WRITTEN REQUEST
Retype, exactly as they stand, the lines from the start of the data to the line that contains "(6,6) -- (1107,6);", both ends included. Leave the pictures out.
** BEGIN DATASET EXCERPT **
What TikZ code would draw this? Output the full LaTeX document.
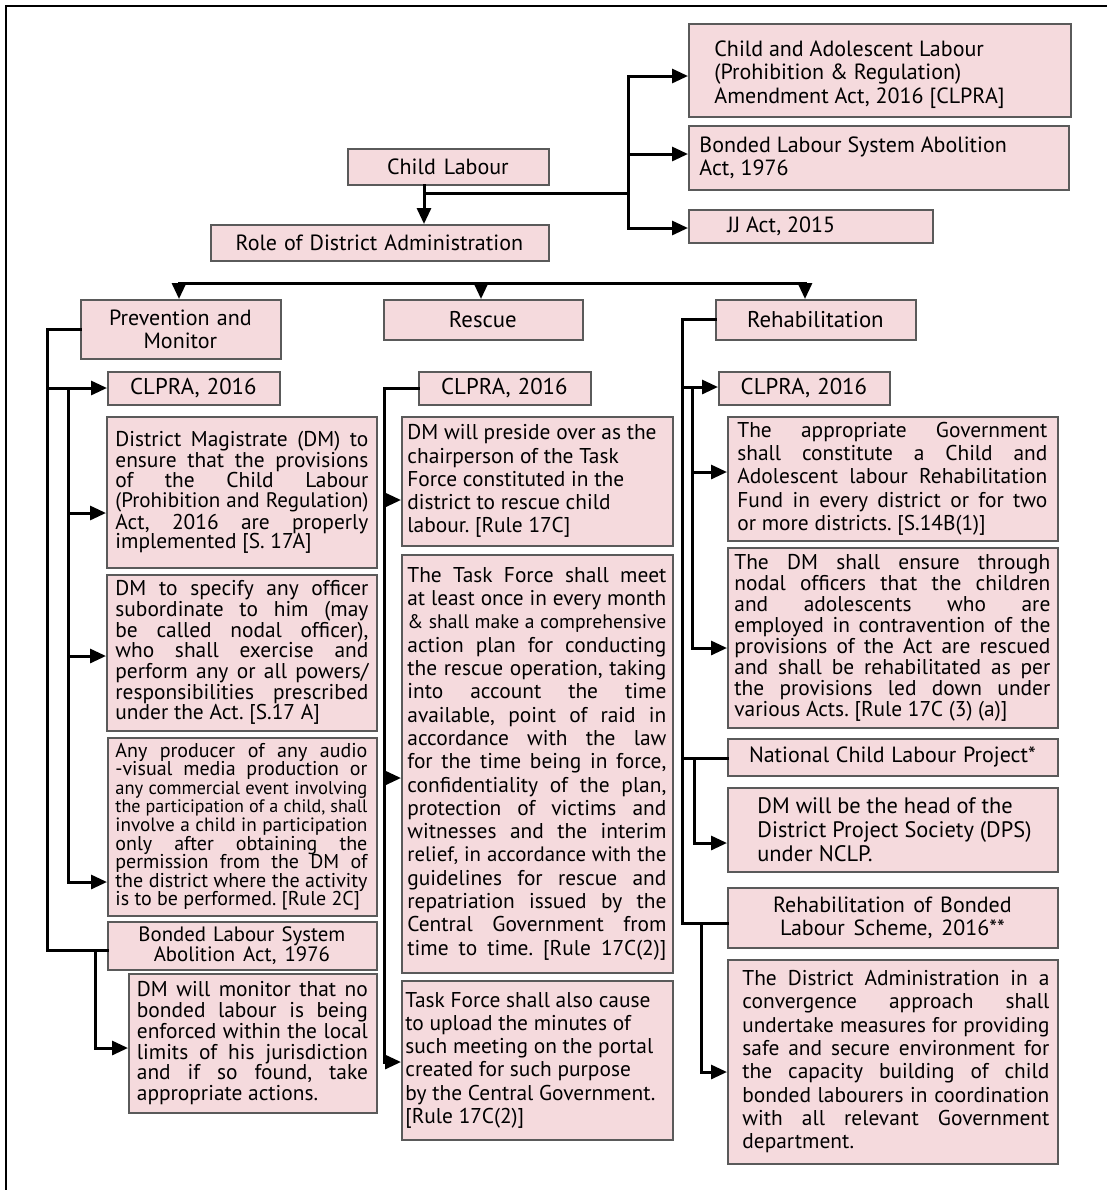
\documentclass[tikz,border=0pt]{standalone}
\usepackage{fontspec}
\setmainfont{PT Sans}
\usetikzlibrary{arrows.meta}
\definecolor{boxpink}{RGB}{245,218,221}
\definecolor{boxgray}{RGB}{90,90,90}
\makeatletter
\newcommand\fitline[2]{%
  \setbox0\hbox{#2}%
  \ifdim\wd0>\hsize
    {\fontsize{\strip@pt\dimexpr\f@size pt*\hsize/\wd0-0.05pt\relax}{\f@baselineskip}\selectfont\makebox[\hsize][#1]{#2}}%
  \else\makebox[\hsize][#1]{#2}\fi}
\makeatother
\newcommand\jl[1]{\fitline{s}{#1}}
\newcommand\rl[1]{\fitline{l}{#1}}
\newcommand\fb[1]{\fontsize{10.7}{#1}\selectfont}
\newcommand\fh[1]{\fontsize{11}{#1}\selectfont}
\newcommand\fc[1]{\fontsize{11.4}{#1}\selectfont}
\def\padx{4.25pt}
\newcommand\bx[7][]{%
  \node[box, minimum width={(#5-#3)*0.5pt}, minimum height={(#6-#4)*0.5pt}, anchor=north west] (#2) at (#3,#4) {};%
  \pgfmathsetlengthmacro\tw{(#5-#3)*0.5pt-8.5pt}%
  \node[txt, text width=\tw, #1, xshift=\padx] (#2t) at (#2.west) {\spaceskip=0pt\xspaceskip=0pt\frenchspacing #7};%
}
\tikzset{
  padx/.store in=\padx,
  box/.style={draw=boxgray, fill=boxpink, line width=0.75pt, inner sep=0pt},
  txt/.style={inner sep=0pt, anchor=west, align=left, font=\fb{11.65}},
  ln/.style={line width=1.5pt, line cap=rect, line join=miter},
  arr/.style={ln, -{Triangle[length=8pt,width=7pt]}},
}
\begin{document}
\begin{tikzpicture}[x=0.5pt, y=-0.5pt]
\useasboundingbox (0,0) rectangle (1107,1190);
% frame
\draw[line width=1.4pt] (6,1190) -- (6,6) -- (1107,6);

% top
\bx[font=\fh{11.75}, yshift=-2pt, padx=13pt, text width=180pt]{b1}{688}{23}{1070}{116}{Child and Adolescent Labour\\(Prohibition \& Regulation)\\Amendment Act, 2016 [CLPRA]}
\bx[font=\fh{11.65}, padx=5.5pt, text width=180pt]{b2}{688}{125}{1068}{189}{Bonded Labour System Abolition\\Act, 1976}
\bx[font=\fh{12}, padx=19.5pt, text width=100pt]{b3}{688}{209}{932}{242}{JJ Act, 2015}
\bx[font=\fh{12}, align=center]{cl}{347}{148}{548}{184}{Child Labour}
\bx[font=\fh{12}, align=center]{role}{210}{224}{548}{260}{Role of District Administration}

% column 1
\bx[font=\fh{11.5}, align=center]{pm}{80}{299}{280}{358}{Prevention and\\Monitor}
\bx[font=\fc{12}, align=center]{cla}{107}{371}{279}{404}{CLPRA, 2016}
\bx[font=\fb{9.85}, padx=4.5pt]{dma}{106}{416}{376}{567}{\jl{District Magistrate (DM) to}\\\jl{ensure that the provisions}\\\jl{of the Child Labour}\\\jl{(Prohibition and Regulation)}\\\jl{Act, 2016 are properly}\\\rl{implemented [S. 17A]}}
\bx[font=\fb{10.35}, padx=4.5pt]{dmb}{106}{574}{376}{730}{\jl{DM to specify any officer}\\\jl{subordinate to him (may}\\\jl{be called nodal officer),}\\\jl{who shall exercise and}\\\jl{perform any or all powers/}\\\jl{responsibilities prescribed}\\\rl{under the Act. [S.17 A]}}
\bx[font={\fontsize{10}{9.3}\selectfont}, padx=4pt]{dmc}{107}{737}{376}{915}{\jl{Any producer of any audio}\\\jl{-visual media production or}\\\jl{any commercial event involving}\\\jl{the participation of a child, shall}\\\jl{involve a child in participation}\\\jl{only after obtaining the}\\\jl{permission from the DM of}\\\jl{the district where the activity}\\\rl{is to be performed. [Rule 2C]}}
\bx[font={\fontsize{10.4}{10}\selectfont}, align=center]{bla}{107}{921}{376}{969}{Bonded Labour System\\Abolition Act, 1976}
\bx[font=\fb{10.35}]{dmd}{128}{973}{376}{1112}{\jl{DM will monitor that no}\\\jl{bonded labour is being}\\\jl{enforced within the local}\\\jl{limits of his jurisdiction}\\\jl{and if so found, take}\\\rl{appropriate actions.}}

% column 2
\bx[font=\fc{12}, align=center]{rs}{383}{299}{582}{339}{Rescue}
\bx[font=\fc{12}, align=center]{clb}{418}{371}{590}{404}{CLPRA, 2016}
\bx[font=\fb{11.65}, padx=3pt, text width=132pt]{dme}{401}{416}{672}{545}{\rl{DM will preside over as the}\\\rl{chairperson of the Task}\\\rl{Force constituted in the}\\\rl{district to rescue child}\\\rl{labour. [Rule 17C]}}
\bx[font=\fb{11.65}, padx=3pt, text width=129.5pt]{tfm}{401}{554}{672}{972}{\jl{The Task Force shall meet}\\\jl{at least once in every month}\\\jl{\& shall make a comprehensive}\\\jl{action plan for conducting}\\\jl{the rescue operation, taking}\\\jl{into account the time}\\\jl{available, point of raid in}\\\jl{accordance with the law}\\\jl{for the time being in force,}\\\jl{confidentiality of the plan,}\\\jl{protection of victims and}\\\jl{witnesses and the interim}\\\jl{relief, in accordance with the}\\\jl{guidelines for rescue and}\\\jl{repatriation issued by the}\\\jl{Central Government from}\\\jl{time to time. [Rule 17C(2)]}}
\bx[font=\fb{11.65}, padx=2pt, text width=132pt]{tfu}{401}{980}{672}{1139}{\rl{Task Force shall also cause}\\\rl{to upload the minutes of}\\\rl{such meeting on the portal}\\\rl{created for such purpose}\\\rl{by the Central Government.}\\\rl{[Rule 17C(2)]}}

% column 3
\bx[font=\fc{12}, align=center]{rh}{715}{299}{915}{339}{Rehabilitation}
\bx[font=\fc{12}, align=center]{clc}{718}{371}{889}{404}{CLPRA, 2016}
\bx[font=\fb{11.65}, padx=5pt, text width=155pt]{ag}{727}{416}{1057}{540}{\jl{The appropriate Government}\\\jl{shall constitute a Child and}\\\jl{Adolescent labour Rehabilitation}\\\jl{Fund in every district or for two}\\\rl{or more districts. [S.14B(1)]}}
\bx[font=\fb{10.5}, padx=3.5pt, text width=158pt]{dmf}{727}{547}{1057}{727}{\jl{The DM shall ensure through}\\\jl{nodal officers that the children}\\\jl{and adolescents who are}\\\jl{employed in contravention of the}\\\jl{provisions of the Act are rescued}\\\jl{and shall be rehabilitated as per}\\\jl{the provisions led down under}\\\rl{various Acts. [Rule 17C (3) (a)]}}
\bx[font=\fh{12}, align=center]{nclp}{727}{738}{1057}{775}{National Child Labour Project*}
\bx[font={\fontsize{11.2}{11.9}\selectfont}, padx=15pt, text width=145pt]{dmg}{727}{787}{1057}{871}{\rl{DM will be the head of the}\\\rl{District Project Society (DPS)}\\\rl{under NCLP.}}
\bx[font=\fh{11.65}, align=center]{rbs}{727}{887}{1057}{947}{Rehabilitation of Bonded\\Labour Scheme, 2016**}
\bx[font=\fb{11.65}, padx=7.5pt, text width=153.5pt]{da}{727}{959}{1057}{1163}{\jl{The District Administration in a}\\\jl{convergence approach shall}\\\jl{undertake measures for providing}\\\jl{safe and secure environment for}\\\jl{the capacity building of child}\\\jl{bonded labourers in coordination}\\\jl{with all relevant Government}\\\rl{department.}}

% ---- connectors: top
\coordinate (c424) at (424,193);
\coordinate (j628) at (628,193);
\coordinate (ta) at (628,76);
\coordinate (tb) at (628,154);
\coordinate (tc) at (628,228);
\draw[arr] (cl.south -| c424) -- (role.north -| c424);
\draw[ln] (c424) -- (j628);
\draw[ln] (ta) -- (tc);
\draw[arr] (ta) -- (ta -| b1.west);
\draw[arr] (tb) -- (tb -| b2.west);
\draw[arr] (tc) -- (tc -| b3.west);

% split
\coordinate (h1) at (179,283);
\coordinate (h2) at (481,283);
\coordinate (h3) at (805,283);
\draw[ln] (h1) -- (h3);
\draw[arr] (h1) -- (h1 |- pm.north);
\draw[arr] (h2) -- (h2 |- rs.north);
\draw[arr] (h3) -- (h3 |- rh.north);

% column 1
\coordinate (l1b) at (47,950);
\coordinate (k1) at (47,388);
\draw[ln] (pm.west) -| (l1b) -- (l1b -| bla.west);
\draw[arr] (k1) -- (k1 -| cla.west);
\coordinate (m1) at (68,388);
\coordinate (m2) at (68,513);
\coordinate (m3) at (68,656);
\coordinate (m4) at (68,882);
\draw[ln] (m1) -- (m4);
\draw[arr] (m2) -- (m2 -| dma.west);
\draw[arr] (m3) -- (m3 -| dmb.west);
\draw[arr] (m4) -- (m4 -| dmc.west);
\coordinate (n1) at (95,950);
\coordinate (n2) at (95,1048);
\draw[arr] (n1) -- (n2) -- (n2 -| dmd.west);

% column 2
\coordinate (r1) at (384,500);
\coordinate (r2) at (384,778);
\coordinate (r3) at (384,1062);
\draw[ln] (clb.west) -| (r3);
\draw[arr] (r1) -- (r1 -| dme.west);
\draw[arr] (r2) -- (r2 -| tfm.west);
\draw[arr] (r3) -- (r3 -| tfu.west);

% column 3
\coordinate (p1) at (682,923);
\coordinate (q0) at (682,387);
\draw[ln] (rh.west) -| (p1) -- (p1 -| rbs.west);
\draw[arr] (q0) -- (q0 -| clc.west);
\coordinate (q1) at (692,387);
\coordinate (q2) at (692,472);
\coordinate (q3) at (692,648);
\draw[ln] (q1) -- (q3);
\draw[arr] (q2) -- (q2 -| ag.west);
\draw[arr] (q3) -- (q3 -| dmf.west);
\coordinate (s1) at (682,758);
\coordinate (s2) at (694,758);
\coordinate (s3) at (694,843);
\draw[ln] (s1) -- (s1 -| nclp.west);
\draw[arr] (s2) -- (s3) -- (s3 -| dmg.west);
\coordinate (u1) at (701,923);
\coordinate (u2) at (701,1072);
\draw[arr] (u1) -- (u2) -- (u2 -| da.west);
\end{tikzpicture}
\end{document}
** END DATASET EXCERPT **
TASK RESULT
What TikZ code would draw this? Output the full LaTeX document.
\documentclass[tikz,border=0pt]{standalone}
\usepackage{fontspec}
\setmainfont{PT Sans}
\usetikzlibrary{arrows.meta}
\definecolor{boxpink}{RGB}{245,218,221}
\definecolor{boxgray}{RGB}{90,90,90}
\makeatletter
\newcommand\fitline[2]{%
  \setbox0\hbox{#2}%
  \ifdim\wd0>\hsize
    {\fontsize{\strip@pt\dimexpr\f@size pt*\hsize/\wd0-0.05pt\relax}{\f@baselineskip}\selectfont\makebox[\hsize][#1]{#2}}%
  \else\makebox[\hsize][#1]{#2}\fi}
\makeatother
\newcommand\jl[1]{\fitline{s}{#1}}
\newcommand\rl[1]{\fitline{l}{#1}}
\newcommand\fb[1]{\fontsize{10.7}{#1}\selectfont}
\newcommand\fh[1]{\fontsize{11}{#1}\selectfont}
\newcommand\fc[1]{\fontsize{11.4}{#1}\selectfont}
\def\padx{4.25pt}
\newcommand\bx[7][]{%
  \node[box, minimum width={(#5-#3)*0.5pt}, minimum height={(#6-#4)*0.5pt}, anchor=north west] (#2) at (#3,#4) {};%
  \pgfmathsetlengthmacro\tw{(#5-#3)*0.5pt-8.5pt}%
  \node[txt, text width=\tw, #1, xshift=\padx] (#2t) at (#2.west) {\spaceskip=0pt\xspaceskip=0pt\frenchspacing #7};%
}
\tikzset{
  padx/.store in=\padx,
  box/.style={draw=boxgray, fill=boxpink, line width=0.75pt, inner sep=0pt},
  txt/.style={inner sep=0pt, anchor=west, align=left, font=\fb{11.65}},
  ln/.style={line width=1.5pt, line cap=rect, line join=miter},
  arr/.style={ln, -{Triangle[length=8pt,width=7pt]}},
}
\begin{document}
\begin{tikzpicture}[x=0.5pt, y=-0.5pt]
\useasboundingbox (0,0) rectangle (1107,1190);
% frame
\draw[line width=1.4pt] (6,1190) -- (6,6) -- (1107,6);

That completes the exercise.